--- Start ---
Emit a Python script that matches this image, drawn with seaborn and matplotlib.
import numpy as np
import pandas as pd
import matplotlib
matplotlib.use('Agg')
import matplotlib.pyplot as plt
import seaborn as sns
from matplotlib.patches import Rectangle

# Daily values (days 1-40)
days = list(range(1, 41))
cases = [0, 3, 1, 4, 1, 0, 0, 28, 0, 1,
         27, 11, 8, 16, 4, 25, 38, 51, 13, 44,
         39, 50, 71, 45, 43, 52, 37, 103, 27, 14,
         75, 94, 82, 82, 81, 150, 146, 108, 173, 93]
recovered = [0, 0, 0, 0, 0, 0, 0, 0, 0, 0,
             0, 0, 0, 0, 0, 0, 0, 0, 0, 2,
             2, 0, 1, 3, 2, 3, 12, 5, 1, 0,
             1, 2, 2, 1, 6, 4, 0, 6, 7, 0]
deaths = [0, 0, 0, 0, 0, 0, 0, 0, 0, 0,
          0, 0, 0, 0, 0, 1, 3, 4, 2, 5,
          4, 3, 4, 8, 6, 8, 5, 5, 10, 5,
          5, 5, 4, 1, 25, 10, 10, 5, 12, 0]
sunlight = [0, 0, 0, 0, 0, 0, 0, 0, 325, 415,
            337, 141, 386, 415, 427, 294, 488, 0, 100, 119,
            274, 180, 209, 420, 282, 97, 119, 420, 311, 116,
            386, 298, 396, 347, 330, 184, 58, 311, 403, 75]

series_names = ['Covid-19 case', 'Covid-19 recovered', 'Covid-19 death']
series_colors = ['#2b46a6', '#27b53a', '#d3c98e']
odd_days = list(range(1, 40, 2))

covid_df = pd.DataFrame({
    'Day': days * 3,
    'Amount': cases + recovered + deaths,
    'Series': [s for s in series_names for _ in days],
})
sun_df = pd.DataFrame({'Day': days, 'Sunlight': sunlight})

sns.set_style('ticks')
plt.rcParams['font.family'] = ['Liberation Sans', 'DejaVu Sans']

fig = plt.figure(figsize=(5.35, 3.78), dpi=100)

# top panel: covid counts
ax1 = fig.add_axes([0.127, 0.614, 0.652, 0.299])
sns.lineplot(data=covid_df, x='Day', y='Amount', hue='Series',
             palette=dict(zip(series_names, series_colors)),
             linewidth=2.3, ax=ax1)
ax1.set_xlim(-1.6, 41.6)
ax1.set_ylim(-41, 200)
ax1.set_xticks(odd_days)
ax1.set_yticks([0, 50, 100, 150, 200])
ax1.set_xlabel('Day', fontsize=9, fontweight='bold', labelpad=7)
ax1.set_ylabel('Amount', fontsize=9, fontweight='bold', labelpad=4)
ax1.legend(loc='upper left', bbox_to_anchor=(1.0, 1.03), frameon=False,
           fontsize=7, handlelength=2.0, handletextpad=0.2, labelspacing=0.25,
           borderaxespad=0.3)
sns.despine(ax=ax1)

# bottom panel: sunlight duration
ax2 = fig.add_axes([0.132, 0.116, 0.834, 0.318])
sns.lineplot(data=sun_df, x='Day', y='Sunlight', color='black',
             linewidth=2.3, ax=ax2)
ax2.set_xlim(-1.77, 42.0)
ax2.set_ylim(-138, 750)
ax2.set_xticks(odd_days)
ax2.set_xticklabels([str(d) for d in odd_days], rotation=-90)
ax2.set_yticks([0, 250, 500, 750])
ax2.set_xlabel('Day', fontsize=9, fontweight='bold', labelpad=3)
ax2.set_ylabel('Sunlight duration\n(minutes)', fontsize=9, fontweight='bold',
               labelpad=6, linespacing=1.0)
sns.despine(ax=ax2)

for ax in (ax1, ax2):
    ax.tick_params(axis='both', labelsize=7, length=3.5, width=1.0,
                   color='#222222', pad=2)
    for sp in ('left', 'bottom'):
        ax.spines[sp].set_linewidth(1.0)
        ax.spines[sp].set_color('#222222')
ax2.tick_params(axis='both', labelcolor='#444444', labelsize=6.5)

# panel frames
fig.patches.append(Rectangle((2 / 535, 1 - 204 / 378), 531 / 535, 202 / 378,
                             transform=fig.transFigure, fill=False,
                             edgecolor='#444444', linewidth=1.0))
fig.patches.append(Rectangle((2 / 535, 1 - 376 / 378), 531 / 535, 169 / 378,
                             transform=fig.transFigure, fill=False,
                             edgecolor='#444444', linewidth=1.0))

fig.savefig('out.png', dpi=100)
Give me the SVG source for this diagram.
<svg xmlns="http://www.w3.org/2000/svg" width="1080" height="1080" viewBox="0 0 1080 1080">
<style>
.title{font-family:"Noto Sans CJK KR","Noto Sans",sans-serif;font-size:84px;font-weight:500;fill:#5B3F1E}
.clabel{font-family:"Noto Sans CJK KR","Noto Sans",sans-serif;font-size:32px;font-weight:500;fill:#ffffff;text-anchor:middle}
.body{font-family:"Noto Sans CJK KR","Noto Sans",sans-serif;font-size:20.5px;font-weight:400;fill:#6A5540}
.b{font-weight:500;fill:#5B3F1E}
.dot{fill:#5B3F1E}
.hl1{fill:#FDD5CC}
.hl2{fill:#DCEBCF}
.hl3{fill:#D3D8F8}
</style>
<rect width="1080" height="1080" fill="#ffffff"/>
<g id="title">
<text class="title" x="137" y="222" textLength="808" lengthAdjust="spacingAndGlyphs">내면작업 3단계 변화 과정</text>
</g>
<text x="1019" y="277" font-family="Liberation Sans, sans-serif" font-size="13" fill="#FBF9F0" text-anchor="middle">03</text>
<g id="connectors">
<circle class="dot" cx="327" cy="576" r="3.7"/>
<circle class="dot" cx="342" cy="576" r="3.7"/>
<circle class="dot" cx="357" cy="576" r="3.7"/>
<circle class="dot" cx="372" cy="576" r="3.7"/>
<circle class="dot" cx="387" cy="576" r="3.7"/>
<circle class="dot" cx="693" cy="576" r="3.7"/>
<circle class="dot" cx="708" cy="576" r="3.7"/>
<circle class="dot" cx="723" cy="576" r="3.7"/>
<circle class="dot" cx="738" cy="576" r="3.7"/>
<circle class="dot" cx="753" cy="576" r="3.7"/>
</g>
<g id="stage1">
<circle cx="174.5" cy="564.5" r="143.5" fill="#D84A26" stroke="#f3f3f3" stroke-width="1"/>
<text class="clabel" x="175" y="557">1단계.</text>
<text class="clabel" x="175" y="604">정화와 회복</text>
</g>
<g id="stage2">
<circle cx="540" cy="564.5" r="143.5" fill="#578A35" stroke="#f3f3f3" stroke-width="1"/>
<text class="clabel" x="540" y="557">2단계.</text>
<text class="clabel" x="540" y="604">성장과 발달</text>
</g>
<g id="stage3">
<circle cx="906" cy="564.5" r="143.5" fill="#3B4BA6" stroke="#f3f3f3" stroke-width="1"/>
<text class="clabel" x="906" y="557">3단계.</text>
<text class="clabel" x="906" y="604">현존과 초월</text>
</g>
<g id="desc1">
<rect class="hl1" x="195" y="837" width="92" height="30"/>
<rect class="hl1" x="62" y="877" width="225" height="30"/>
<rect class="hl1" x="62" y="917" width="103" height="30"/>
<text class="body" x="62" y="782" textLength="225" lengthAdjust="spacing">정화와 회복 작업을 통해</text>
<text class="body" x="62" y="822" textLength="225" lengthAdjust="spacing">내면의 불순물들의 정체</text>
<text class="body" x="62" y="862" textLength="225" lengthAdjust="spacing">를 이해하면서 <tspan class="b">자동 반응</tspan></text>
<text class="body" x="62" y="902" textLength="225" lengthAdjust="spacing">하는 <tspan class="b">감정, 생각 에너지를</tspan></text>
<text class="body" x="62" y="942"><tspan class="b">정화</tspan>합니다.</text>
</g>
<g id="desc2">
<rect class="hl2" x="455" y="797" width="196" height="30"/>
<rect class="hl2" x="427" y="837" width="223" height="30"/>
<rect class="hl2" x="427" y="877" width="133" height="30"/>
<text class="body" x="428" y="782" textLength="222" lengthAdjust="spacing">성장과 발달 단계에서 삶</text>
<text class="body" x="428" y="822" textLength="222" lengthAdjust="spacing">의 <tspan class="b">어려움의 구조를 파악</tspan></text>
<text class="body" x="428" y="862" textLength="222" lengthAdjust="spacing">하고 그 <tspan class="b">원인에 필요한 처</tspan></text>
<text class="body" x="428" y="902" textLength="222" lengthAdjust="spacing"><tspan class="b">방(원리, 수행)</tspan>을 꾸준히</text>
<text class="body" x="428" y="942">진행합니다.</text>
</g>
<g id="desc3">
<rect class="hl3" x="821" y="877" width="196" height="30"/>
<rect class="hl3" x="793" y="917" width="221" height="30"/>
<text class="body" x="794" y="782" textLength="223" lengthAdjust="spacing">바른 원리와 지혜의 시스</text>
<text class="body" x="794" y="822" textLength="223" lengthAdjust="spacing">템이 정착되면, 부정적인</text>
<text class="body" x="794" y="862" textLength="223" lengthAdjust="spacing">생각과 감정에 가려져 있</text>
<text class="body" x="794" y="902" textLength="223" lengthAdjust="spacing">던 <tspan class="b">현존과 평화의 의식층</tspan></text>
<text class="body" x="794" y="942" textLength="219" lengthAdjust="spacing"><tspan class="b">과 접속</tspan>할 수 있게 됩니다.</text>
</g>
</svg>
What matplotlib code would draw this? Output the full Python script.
--- End ---
Copy exactly the lines from the top of the entries through the line with "from matplotlib.patches import Rectangle" in it, please, keeping both ends and adding nothing.

Emit a Python script that matches this image, drawn with seaborn and matplotlib.
import numpy as np
import pandas as pd
import matplotlib
matplotlib.use('Agg')
import matplotlib.pyplot as plt
import seaborn as sns
from matplotlib.patches import Rectangle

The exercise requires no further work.